**Material shown:**
***

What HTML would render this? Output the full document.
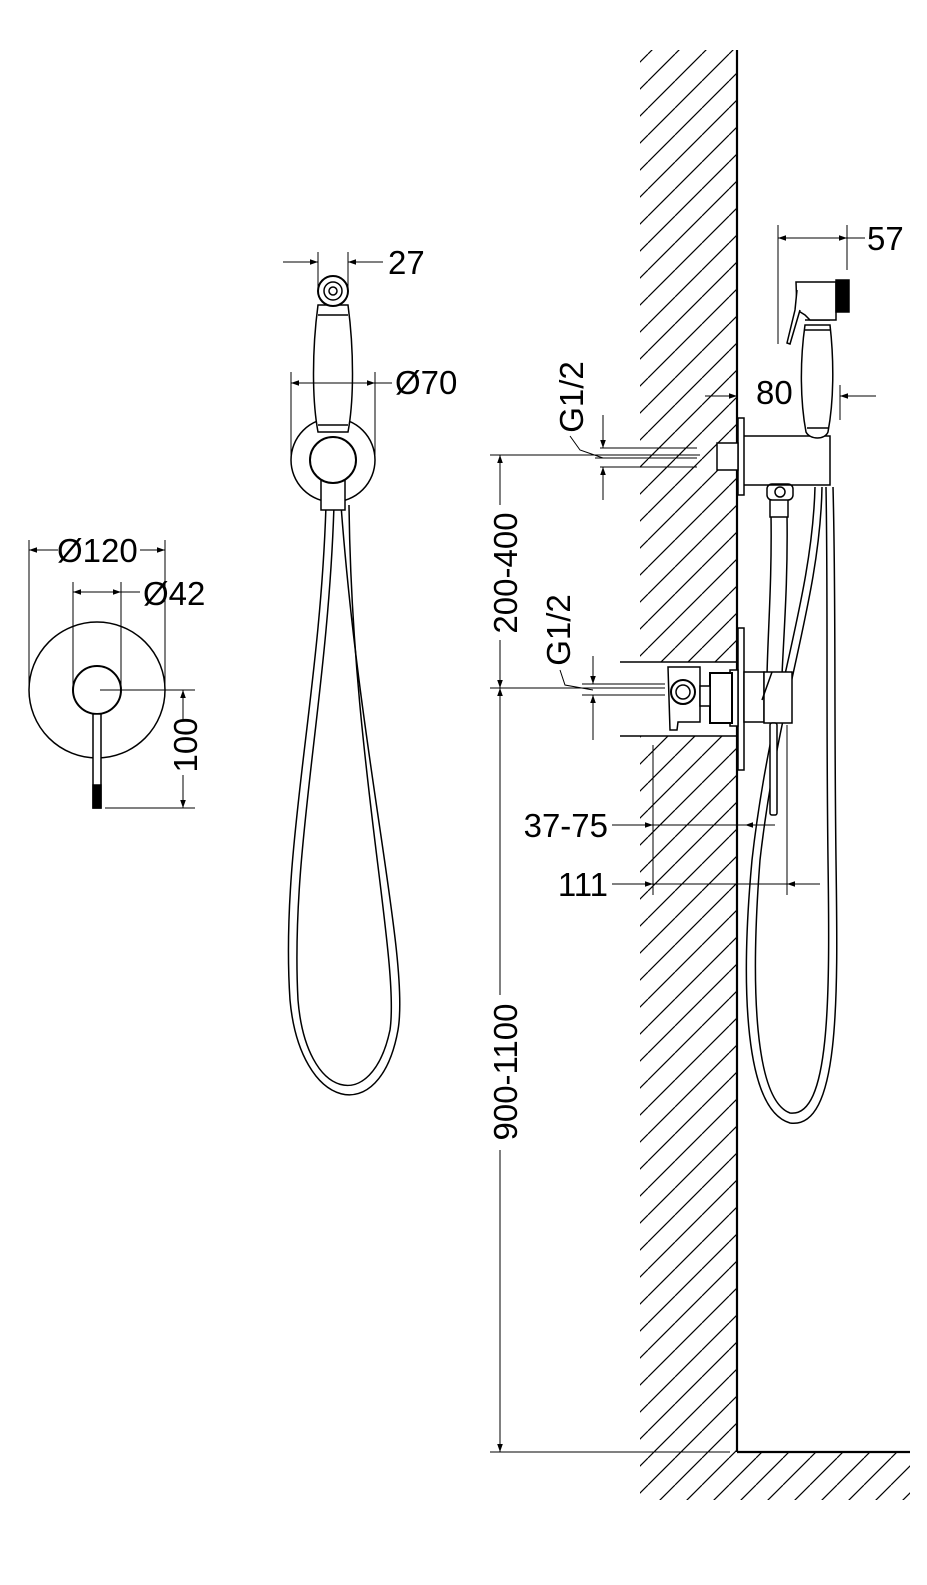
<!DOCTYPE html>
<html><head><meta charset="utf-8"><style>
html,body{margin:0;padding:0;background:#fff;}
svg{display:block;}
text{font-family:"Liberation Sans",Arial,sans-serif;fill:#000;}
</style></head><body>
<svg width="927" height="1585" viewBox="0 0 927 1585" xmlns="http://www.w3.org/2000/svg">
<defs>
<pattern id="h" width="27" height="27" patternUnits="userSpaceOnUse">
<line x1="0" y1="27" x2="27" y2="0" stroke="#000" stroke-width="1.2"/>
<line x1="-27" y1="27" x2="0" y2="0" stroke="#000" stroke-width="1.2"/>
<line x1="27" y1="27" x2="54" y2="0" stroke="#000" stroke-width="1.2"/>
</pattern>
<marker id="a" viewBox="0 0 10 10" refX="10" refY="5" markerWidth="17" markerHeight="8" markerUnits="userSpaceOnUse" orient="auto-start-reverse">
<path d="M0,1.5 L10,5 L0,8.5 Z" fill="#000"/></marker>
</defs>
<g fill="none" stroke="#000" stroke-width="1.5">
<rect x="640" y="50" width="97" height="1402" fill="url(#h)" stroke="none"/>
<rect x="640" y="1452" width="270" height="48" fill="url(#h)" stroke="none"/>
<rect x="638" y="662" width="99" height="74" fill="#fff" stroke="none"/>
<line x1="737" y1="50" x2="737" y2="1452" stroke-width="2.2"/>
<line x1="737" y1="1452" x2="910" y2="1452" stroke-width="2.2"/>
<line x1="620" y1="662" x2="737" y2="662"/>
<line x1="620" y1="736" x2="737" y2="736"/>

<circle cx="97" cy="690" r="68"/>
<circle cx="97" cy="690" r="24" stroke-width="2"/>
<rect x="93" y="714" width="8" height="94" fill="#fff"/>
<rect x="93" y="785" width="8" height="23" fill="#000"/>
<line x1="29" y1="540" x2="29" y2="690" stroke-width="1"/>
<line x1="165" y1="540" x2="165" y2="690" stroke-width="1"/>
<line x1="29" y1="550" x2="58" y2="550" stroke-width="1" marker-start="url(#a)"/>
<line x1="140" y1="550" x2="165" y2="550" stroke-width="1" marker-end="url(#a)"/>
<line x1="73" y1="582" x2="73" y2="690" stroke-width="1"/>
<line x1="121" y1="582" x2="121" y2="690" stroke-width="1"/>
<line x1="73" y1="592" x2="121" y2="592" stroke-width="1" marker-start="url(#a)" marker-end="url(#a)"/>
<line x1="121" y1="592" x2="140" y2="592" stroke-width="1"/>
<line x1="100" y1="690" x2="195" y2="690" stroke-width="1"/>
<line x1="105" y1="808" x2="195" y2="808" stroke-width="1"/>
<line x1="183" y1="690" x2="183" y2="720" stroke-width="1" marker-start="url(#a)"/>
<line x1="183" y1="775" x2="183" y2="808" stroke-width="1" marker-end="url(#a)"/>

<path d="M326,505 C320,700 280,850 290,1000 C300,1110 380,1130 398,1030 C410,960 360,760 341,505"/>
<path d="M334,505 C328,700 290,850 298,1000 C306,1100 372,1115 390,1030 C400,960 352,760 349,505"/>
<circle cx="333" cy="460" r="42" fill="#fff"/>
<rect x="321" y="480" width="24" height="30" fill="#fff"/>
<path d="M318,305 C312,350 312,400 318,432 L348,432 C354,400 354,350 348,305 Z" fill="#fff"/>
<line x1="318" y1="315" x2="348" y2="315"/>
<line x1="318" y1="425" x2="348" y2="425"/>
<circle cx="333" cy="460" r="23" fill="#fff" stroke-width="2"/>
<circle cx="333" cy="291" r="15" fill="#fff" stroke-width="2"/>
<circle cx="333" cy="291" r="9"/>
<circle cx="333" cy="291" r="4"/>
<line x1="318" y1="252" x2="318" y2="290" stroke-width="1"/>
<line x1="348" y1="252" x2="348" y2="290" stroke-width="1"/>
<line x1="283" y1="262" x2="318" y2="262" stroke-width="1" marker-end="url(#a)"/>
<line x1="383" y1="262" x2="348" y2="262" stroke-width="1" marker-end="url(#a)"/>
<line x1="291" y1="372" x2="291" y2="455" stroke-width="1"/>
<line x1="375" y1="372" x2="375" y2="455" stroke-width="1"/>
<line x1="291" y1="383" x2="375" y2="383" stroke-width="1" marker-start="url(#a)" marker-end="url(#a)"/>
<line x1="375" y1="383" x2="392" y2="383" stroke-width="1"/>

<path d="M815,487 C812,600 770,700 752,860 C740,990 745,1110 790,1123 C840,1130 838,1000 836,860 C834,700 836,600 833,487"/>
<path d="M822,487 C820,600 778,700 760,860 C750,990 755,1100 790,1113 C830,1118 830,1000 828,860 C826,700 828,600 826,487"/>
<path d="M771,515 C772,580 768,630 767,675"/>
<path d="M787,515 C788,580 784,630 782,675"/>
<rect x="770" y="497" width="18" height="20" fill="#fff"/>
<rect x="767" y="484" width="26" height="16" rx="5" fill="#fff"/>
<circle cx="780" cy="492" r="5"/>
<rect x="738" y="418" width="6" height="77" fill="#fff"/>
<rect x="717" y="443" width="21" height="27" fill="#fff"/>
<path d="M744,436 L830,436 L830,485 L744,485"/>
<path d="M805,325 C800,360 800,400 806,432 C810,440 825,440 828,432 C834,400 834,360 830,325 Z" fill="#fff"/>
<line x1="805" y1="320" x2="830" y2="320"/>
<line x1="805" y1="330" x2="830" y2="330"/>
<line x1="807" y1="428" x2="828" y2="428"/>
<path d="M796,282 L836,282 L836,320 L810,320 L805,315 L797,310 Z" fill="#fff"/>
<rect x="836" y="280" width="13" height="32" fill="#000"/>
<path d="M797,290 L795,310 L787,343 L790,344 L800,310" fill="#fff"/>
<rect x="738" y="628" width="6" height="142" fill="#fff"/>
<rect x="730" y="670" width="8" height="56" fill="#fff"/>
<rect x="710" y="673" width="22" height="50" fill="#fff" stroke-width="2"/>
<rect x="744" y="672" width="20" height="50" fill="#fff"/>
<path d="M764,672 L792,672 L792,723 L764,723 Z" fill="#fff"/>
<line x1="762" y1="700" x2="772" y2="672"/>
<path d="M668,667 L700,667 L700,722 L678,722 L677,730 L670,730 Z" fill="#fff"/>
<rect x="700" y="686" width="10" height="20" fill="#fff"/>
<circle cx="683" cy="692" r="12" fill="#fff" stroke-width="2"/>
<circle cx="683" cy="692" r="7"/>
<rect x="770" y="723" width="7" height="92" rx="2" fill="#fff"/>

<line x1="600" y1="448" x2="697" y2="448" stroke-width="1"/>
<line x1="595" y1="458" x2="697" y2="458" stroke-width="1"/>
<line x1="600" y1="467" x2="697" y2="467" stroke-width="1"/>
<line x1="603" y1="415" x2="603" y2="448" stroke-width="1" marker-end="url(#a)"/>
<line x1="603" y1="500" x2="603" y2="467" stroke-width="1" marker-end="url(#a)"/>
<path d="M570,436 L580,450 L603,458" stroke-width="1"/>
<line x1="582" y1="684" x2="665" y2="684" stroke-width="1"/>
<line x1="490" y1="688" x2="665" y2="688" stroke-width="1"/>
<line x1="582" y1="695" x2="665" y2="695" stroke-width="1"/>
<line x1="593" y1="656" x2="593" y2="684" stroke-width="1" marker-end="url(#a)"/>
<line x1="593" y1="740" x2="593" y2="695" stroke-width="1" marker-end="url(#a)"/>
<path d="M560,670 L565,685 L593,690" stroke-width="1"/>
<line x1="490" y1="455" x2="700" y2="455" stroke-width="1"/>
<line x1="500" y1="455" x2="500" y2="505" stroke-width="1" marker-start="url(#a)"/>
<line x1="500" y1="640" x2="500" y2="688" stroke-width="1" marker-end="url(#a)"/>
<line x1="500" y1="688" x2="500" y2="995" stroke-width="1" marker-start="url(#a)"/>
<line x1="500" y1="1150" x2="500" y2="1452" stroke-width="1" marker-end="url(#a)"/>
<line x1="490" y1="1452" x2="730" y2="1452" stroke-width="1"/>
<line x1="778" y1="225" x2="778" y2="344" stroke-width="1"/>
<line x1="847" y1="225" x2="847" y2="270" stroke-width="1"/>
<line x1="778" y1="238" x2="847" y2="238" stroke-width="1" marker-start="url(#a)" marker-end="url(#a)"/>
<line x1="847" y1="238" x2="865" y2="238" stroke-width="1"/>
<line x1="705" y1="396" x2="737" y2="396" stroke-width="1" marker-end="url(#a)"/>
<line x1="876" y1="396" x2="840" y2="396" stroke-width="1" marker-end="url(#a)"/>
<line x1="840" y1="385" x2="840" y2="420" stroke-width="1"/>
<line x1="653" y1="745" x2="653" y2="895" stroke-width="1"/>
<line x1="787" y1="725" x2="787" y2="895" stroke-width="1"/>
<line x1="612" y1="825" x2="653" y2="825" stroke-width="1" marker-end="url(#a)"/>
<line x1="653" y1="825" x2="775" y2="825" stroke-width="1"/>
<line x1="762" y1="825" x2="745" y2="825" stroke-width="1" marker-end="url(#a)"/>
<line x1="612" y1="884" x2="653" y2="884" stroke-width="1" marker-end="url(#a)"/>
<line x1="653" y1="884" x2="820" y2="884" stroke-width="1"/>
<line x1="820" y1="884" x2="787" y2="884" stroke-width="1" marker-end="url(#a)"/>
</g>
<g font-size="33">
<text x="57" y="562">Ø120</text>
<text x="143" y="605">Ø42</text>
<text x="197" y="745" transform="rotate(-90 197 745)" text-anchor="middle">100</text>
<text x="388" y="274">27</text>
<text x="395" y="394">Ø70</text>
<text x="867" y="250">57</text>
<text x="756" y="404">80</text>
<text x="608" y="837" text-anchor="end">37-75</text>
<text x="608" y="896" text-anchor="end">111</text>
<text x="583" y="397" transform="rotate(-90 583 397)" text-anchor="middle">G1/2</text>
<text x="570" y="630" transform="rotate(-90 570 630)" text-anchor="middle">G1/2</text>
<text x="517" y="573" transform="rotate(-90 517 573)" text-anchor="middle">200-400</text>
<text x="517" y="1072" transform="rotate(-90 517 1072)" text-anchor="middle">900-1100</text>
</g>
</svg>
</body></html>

***

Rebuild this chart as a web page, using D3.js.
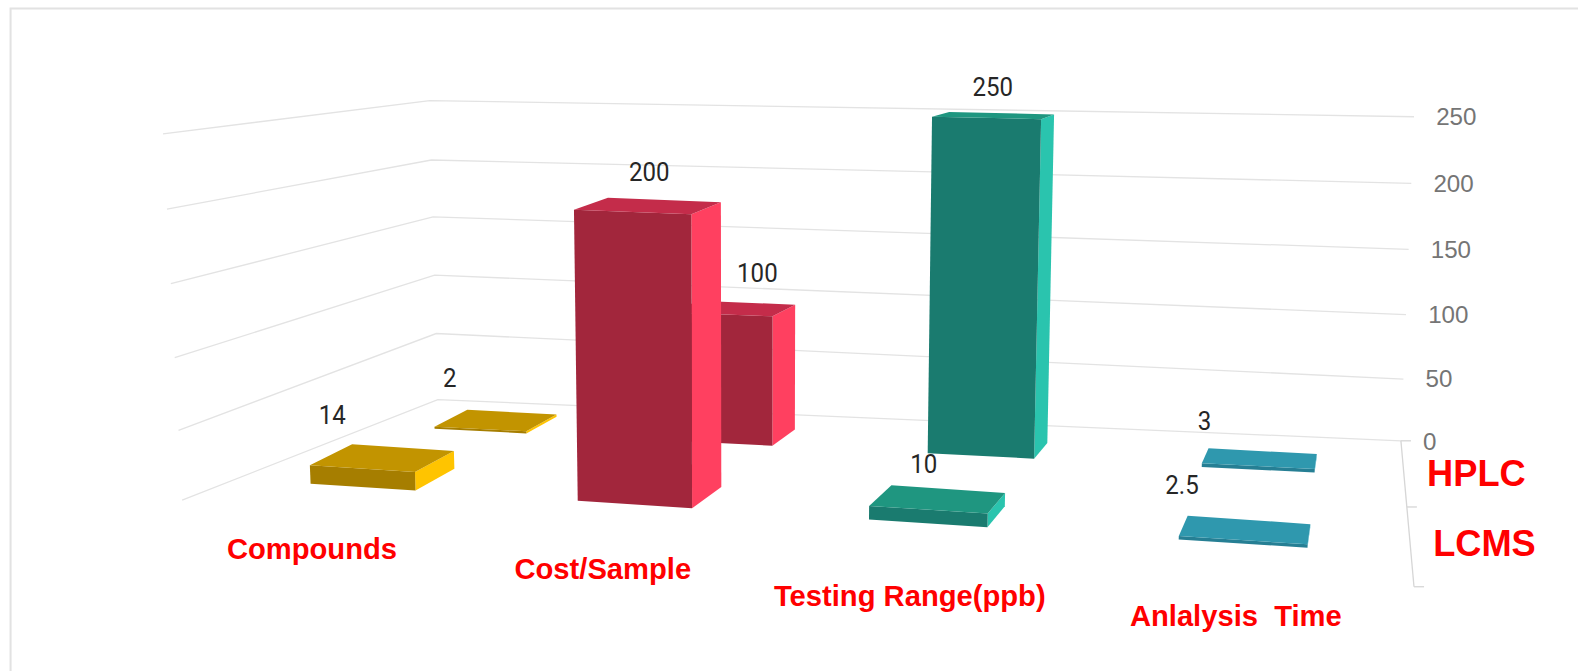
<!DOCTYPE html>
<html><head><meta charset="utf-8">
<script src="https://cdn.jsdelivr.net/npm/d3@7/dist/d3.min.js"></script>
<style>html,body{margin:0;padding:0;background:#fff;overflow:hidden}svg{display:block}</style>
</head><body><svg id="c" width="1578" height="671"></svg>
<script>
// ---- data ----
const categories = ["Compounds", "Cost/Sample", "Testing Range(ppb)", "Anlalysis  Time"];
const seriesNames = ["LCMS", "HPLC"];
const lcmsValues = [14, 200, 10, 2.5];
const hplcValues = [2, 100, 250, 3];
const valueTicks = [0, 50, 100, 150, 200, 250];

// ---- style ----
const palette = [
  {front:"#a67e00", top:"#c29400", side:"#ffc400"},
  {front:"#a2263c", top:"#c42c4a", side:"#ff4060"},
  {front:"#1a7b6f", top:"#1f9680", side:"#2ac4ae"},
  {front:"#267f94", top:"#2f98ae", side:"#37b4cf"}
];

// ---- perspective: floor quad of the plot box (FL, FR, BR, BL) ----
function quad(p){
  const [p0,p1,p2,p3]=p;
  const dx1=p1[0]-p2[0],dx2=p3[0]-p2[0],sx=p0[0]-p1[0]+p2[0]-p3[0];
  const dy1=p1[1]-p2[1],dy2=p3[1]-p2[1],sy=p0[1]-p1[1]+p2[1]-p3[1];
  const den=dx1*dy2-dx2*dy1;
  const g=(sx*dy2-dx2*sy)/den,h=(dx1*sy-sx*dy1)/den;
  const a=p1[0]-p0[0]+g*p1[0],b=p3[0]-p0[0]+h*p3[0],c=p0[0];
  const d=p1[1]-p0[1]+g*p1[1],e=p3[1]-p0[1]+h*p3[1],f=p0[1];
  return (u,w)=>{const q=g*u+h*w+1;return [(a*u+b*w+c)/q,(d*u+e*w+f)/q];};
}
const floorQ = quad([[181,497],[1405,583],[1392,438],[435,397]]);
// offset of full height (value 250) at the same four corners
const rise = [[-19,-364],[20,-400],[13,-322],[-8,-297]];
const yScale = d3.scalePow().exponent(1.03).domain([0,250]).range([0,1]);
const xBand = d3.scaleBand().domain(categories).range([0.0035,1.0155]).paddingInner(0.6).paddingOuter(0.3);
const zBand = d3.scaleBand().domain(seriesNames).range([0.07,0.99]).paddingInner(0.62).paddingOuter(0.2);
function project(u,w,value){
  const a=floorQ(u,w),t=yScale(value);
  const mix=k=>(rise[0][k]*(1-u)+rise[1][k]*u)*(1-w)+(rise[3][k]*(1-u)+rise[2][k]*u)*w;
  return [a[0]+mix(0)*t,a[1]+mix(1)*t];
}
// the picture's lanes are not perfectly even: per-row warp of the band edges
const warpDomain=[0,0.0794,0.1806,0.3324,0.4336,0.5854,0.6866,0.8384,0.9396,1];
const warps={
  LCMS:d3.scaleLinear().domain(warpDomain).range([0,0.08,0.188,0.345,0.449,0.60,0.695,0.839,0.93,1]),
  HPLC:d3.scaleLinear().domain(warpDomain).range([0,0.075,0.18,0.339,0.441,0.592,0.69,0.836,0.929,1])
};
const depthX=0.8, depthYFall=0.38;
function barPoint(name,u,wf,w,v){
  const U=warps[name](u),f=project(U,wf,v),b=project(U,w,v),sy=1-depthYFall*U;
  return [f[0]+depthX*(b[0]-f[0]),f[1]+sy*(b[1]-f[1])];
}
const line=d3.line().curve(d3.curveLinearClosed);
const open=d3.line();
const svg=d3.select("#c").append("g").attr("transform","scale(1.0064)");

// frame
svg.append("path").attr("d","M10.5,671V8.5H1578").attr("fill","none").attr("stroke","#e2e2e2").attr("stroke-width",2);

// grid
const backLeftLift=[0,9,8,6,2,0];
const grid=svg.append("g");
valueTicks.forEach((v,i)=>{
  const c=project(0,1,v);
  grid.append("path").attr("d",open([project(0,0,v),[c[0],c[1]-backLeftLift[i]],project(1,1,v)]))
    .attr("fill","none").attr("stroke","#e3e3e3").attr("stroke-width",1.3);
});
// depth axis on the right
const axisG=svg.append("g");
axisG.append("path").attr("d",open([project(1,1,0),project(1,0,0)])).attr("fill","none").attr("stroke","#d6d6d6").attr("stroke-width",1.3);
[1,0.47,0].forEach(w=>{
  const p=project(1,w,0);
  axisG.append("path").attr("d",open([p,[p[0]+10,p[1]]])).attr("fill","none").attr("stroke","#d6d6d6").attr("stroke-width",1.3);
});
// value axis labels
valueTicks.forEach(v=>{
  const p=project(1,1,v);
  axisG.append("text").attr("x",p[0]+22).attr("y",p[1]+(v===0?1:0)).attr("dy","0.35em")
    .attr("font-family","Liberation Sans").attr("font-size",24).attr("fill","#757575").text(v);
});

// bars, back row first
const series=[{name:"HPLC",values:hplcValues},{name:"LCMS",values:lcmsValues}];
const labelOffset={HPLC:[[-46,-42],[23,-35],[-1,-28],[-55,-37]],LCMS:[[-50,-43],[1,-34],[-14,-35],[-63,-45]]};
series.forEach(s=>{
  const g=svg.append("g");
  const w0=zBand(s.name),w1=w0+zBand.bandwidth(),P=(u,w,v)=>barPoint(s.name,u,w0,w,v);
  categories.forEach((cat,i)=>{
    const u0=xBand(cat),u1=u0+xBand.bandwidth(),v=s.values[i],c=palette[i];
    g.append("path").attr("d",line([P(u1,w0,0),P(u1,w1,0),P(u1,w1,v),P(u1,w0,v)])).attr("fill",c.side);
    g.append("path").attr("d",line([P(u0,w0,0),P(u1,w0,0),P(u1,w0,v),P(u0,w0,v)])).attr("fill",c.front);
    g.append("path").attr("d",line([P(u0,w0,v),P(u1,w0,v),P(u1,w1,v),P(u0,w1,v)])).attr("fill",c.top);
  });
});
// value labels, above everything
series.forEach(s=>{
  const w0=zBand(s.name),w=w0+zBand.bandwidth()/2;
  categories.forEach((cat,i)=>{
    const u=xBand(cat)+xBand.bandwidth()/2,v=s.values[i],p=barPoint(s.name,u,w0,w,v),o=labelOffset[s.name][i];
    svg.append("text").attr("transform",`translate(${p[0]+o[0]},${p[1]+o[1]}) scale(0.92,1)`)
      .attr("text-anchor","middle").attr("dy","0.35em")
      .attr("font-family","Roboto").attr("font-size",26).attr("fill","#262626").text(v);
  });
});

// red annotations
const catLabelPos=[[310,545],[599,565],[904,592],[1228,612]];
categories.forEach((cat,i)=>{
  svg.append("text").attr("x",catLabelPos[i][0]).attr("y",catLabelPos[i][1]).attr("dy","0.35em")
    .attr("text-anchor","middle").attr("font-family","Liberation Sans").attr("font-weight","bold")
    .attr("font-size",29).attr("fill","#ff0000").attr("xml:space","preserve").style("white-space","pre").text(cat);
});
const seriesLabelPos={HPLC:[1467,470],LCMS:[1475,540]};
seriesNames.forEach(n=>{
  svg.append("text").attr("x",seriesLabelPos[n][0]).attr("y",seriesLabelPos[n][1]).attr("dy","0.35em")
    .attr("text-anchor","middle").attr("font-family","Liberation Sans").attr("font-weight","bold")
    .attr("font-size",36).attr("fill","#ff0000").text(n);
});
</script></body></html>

***

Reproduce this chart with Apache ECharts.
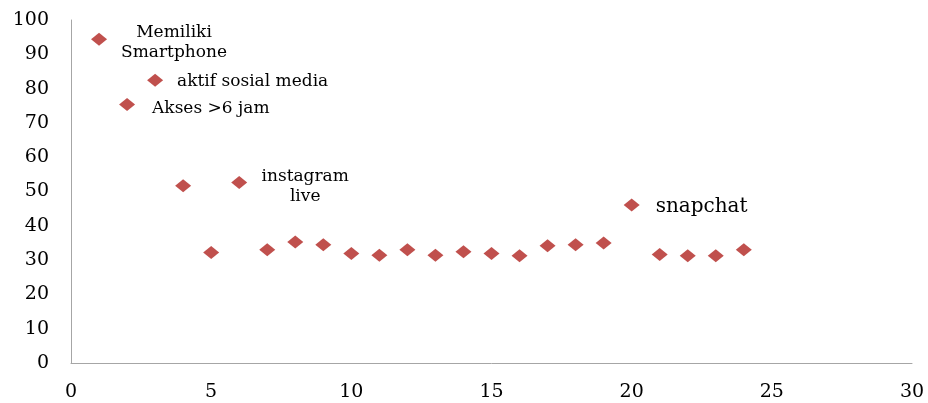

***

**What is needed:**
Copy each line above that contains the word "this".

**Task response:**
What HTML would render this? Output the full document.
Rebuild this chart as a web page, using D3.js.
Reproduce this chart with Apache ECharts.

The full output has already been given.